When the Benjamin Moore match works (and when to stay Sherwin-Williams)
- Switch to Gray Cashmere when your painter or store is set up for Benjamin Moore and you want the least visible difference. In most rooms the two are hard to tell apart once the paint is dry.
- Choose Quiet Moments if you actually liked Silver Strand for its cooler, watery side and want to push that a touch further toward blue-green.
- Stay with Sherwin-Williams Silver Strand when you are matching existing trim, cabinets, or a sample board already painted in SW 7057. A near-match next to the real thing reads as a mistake, not a twin.
- Reach for the Behr option when budget or store access decides it, and you can live with a shade slightly deeper. Check the Silver Strand undertones and best rooms guide first so you know which cast you are protecting.
Whichever direction you lean, compare the two chips the way a color consultant would: same wall, same time of day, morning and evening. Our walkthrough on how to compare paint colors without guessing covers the lighting traps that make a good match look wrong, and the sample-board habits that keep you from repainting twice. Fifteen minutes with a sample board up front is far cheaper than a second gallon and a weekend of do-overs.
Related matches
Cross-shopping other soft Sherwin-Williams neutrals? We ran the same side-by-side treatment on two favorites: the Benjamin Moore equivalent of Rainwashed (its bluer coastal cousin) and the Benjamin Moore equivalent of Requisite Gray (a deeper, more neutral greige). Both follow the same rule as Silver Strand: closest match, honest delta, confirm it on your wall before you buy gallons.
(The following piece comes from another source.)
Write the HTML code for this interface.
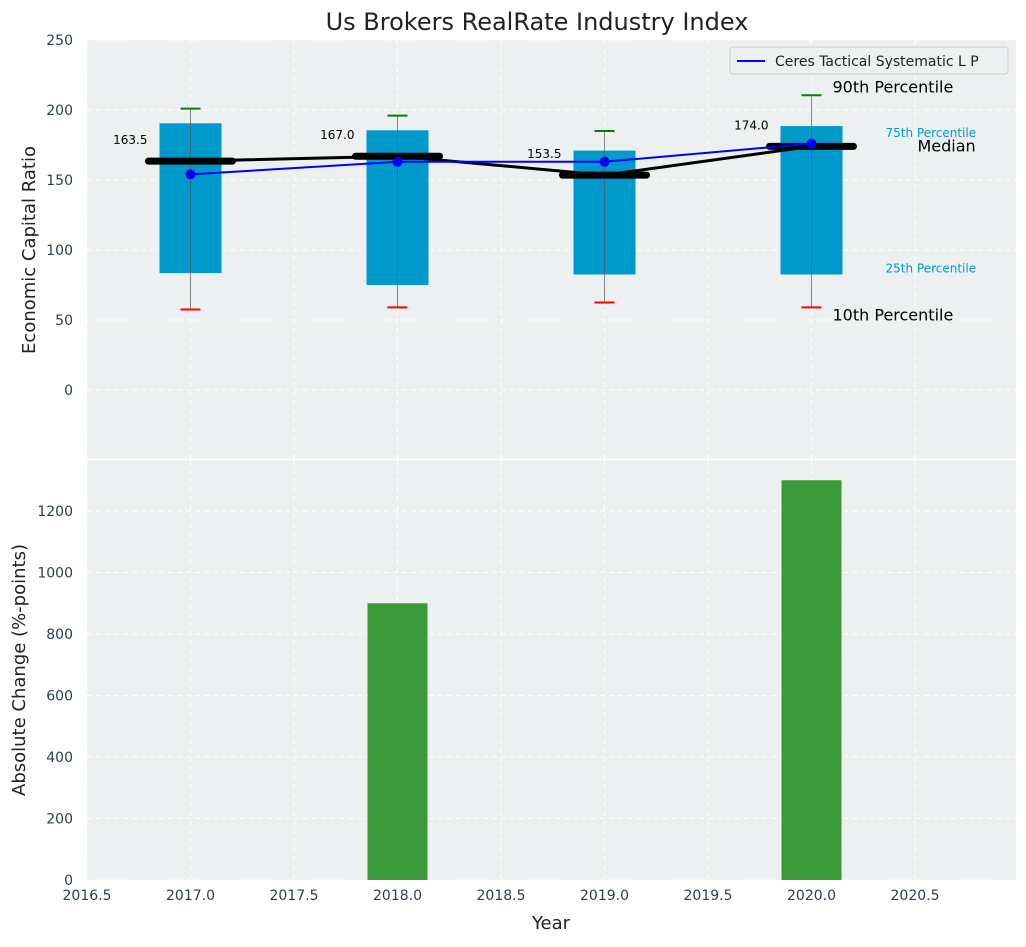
<!DOCTYPE html>
<html><head><meta charset="utf-8"><style>
body{margin:0;background:#fff;font-family:"Liberation Sans","DejaVu Sans",sans-serif}
svg text{font-family:"DejaVu Sans","Liberation Sans",sans-serif}
</style></head><body>
<svg id="c" width="1026" height="942"></svg>
<script>
const years=[2017,2018,2019,2020];
const p10=[57.5,59,62.5,59];
const p25=[83.5,75,82.5,82.5];
const p75=[190.5,185.5,171,188.5];
const p90=[201,196,185,210.5];
const medians=[163.5,167.0,153.5,174.0];
const companyVals=[154,163,163,176];
const changeVals=[0,900,0,1300];
const xTicks=[2016.5,2017.0,2017.5,2018.0,2018.5,2019.0,2019.5,2020.0,2020.5];
const yTopTicks=[0,50,100,150,200,250];
const yBotTicks=[0,200,400,600,800,1000,1200];

const NS='http://www.w3.org/2000/svg';
const svg=document.getElementById('c');
function el(t,a,p){const e=document.createElementNS(NS,t);for(const k in a)e.setAttribute(k,a[k]);(p||svg).appendChild(e);return e;}
function tx(x,y,s,a){const e=el('text',Object.assign({x:x,y:y},a));e.textContent=s;return e;}
const L=87,R=1016,T1=40,B1=459,T2=460,B2=880;
const X=v=>L+(v-2016.5)*207;
const Y1=v=>390-v*1.4;
const Y2=v=>B2-v*0.3075;

let p=el('rect',{x:L,y:T1,width:R-L,height:B1-T1,fill:'#ecf0f1'});

p=el('rect',{x:L,y:T2,width:R-L,height:B2-T2,fill:'#ecf0f1'});

xTicks.forEach(v=>{
  el('line',{x1:X(v),x2:X(v),y1:T1,y2:B1,stroke:'#fff','stroke-dasharray':'5,4','stroke-width':1});
  el('line',{x1:X(v),x2:X(v),y1:T2,y2:B2,stroke:'#fff','stroke-dasharray':'5,4','stroke-width':1});
  const t=tx(X(v),900,v.toFixed(1),{'font-size':14,fill:'#2c3e50','text-anchor':'middle'});
  
});
yTopTicks.forEach(v=>{
  el('line',{x1:L,x2:R,y1:Y1(v),y2:Y1(v),stroke:'#fff','stroke-dasharray':'5,4'});
  const t=tx(73,Y1(v)+5,v,{'font-size':14,fill:'#2c3e50','text-anchor':'end'});
  
});
yBotTicks.forEach(v=>{
  el('line',{x1:L,x2:R,y1:Y2(v),y2:Y2(v),stroke:'#fff','stroke-dasharray':'5,4'});
  const t=tx(73,Y2(v)+5,v,{'font-size':14,fill:'#2c3e50','text-anchor':'end'});
  
});
el('line',{x1:L,x2:R,y1:459.5,y2:459.5,stroke:'#fff','stroke-width':2});

years.forEach((yr,i)=>{
  const cx=X(yr);
  const b=el('rect',{x:cx-31,y:Y1(p75[i]),width:62,height:Y1(p25[i])-Y1(p75[i]),fill:'#0099cc'});
  
  el('line',{x1:cx,x2:cx,y1:Y1(p90[i]),y2:Y1(p10[i]),stroke:'#555','stroke-opacity':0.7,'stroke-width':1});
  el('line',{x1:cx-10,x2:cx+10,y1:Y1(p90[i]),y2:Y1(p90[i]),stroke:'green','stroke-width':2});
  el('line',{x1:cx-10,x2:cx+10,y1:Y1(p10[i]),y2:Y1(p10[i]),stroke:'red','stroke-width':2});
});
let d=years.map((yr,i)=>(i?'L':'M')+X(yr)+','+Y1(medians[i])).join(' ');
let m=el('path',{d:d,fill:'none',stroke:'#000','stroke-width':3});

years.forEach((yr,i)=>{
  const s=el('line',{x1:X(yr)-42,x2:X(yr)+42,y1:Y1(medians[i]),y2:Y1(medians[i]),stroke:'#000','stroke-width':7,'stroke-linecap':'round'});
  
  const t=tx(X(yr)-43,Y1(medians[i])-17,medians[i].toFixed(1),{'font-size':12,fill:'#000','text-anchor':'end'});
  
});
d=years.map((yr,i)=>(i?'L':'M')+X(yr)+','+Y1(companyVals[i])).join(' ');
m=el('path',{d:d,fill:'none',stroke:'blue','stroke-width':2});

years.forEach((yr,i)=>{
  const c=el('circle',{cx:X(yr),cy:Y1(companyVals[i]),r:5,fill:'blue'});
  
});
const lx=X(2020);
[[lx+21,Y1(p90[3])-3,'90th Percentile',16,'#000'],[lx+74,Y1(p75[3])+11,'75th Percentile',12,'#0099cc'],
 [lx+106,Y1(medians[3])+5,'Median',16,'#000'],[lx+74,Y1(p25[3])-2,'25th Percentile',12,'#0099cc'],
 [lx+21,Y1(p10[3])+13,'10th Percentile',16,'#000']].forEach(a=>{
  const t=tx(a[0],a[1],a[2],{'font-size':a[3],fill:a[4]});
  
});
years.forEach((yr,i)=>{
  if(!changeVals[i])return;
  const b=el('rect',{x:X(yr)-30,y:Y2(changeVals[i]),width:60,height:B2-Y2(changeVals[i]),fill:'#3a9a3a'});
  
});
const lg=el('g',{});

el('rect',{x:730,y:47,width:278,height:27,rx:3,fill:'#ecf0f1',stroke:'#ccc'},lg);
el('line',{x1:737,x2:765,y1:61,y2:61,stroke:'blue','stroke-width':2},lg);
tx(775,66,'Ceres Tactical Systematic L P',{'font-size':14,fill:'#222'},lg);
let t=tx(537,30,'Us Brokers RealRate Industry Index',{'font-size':24,fill:'#222','text-anchor':'middle'});

t=tx(551,929,'Year',{'font-size':18,fill:'#222','text-anchor':'middle'});

t=tx(35,250,'Economic Capital Ratio',{'font-size':18,fill:'#222','text-anchor':'middle',transform:'rotate(-90 35 250)'});

t=tx(25,670,'Absolute Change (%-points)',{'font-size':18,fill:'#222','text-anchor':'middle',transform:'rotate(-90 25 670)'});

</script>
</body></html>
If none of the near-matches satisfies you, that is usually a sign to buy the original Sherwin-Williams color and skip the guesswork.
Frequently asked questions
What is the closest Benjamin Moore equivalent of Silver Strand?
The closest widely recommended match is Benjamin Moore Gray Cashmere 2138-60, at an approximate LRV of 60 against Silver Strand's 59. It shares the soft green-gray depth with only a hair more green. It is a near-match, not an official equivalent, so paint a sample and confirm it on your own wall before buying gallons.
Is there a Behr version of Silver Strand?
Behr Gentle Rain 790E-2 is the nearest widely cited option, at an approximate LRV of 56. It reads as the same coastal green-gray but sits slightly deeper than Silver Strand's 59, so it can feel a touch moodier in low light. As with any cross-brand match, test it on your wall to be sure.
Is the Benjamin Moore match an exact copy of Silver Strand?
No. No paint brand publishes official cross-brand equivalents, and each mixes from its own colorants, so an exact copy does not exist. Gray Cashmere is the closest, with an undertone delta of roughly one point, but under warm or cool light the small difference can show. A physical chip on your wall is the only authoritative check.
Should I switch brands or just buy Silver Strand?
If you are matching existing Sherwin-Williams paint on trim or cabinets, stay with Silver Strand SW 7057; a near-match beside the real color reads as an error. If you are starting fresh and your store or painter favors Benjamin Moore, Gray Cashmere is a safe swap once you have tested it in your own light.